The most common use of vehicle tracking systems is in commercial fleet management. These systems were initially used by haulage companies to gain an advantage over their competitors. They are now common in in-house commercial fleets. The systems can promote fuel efficiency and route completion times by automatically adjusting vehicle routes based on data from not just current location but also third party data on traffic conditions, as well as factors such as driver break requirements.
Buses run by public transit authorities, or in some countries such as the UK by commercial fleets regulated by city councils, often use vehicle tracking systems to provide expected arrival times to customers. These systems can also allow fleet controllers to instruct drivers to wait to space out services and to divert routes when there is heavy traffic, accidents or road closures.
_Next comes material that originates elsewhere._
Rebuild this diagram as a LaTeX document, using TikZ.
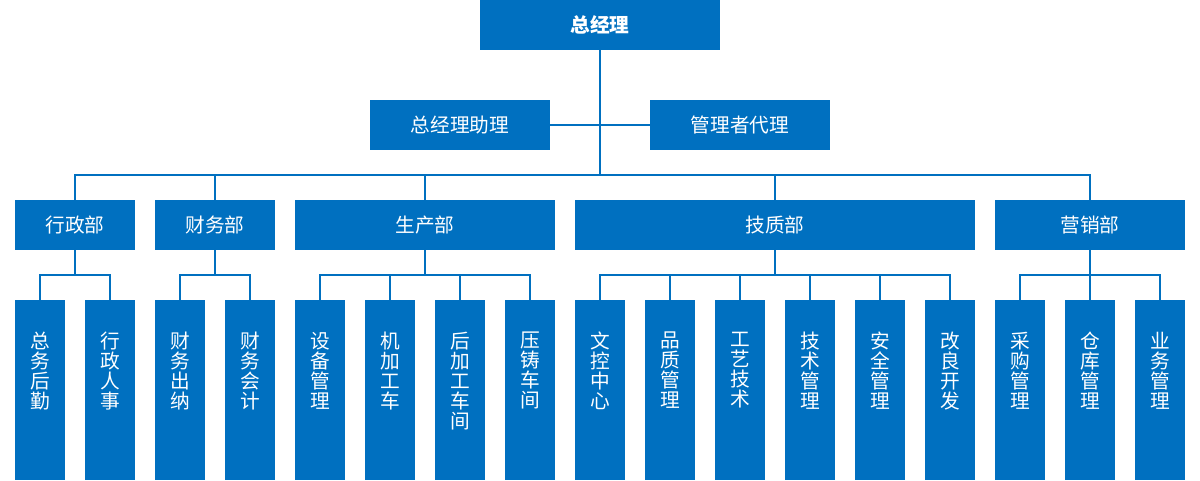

Company salesforce employees and agents can also benefit from the use of vehicle tracking systems. These are used in conjunction with satellite navigation systems to help find locations in unfamiliar regions. They can also be used to automatically adjust schedules and ternaries based on completed visits in a manner that ensures fuel efficiency and lessens the driving time between destinations.
Vehicle tracking systems are used by both fleets and individual private customers in the prevention of vehicle theft. Tracked vehicles that have been reported stolen can be tracked to their current location unless the device is removed. Even in cases where the information has been removed, the information can still be retrieved prior to removal and can be used to track down thieves when combined with CCTV footage on route.